川島小鳥が切り取る“境界の一瞬”

1人の少女を撮り続けた写真集『未来ちゃん』や、台湾を拠点に撮影した『明星』で知られる写真家・川島小鳥。初となる大型個展「境界線で遊ぶ」が、金津創作の森(福井)で開催された。

文=山内宏泰

写真集『未来ちゃん』より© Kotori Kawashima

 「言葉以前」の世界に住む幼女の、とてつもない愛らしさとエネルギーを撮った『未来ちゃん』。台湾の若い男女の姿を瑞々しく切り取る『明星』――常にポップで明るい画面をつくり上げる写真家の川島小鳥が、美術館で初の大型個展を催している。

写真集『明星』より
© Kotori Kawashima

 

 「これまで作品ごとの展覧会はたくさん開いてきましたが、全部を見せるのは初めてなので、楽しい反面大変さもあった」。そう語るように、今回は被写体主義ではなく、自身の写真の持ち味をはっきり提示せんとした。とはいえキャリアは10年あまり、回顧展めいたことはしたくない。「新しい角度から自分の写真を眺められたら」と、写真集制作などで親交のあるアートディレクター、祖父江慎に、展覧会づくりへの参画を依頼した。

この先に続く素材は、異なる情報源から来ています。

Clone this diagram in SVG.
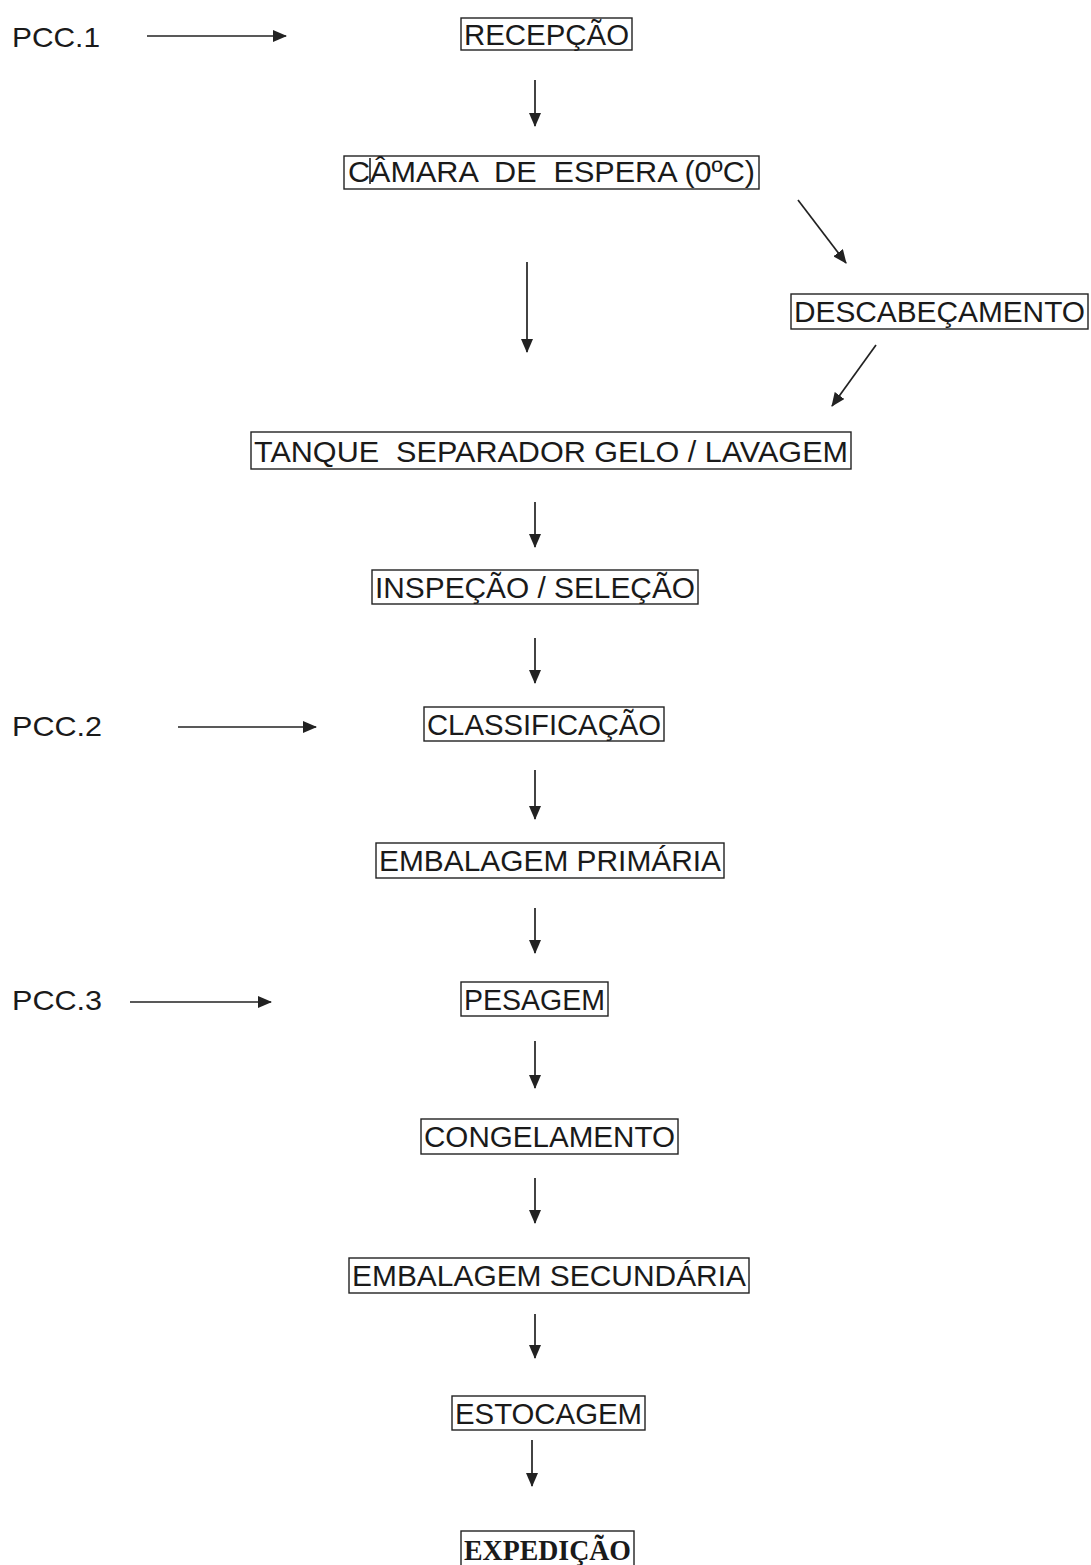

 祖父江が挙げた切り口は、タイトルにもなっている「境界線で遊ぶ」というもの。「言われてみれば、人やものが変化するときをいつも撮ろうとしてきました。写真で境界線上を行き来している感覚は強くあります」。『未来ちゃん』では、動物的な幼児が人らしくなるまでの姿が、新刊写真集『ファーストアルバム』には、大人になる直前の少女の危うい煌めきが詰まっている。境界線上でぎりぎりバランスを保っているものの、次の瞬間には消え失せているような、儚く繊細な美しさをとらえる川島作品。「そのあたりを形に残せるのが、写真の特性だと思いますしね」。

写真集『ファーストアルバム』より
© Kotori Kawashima

 会場を巡ると、子どもや少女たちの活きた表情が強く印象に残る。不思議に思う。なぜこんな顔が撮れるのか。

 「僕が写真でやりたいのは、現実そのものを表すことじゃなくて、ファンタジー。見たいものや見せたいものだけでイメージをつくりたいとは思っています。それに、被写体のことはいつもすごいな、かっこいいなって尊敬しています。写真は世界を切り取っていくものだけど、それは相手や、その人のいる世界を肯定すること。僕が丸ごと肯定した世界の破片の集まりが、この展示なのかなと思います」。

 雨上がりに水たまりを覗き込むような眩しさが、会場にいる間も立ち去った後も続く。川島小鳥が生み出すファンタジーの世界から抜け出せなくなるのではとひんやりする。

PROFILE

かわしま・ことり 1980年東京都生まれ。早稲田大学第一文学部仏文科卒業後、沼田元氣に師事。2007年、写真集『BABY BABY』刊行。10年に『未来ちゃん』で第42回講談社出版文化賞写真賞、15年に『明星』で第40回木村伊兵衛写真賞を受賞。16年12月7日、最新作『ファ ーストアルバム』を発売。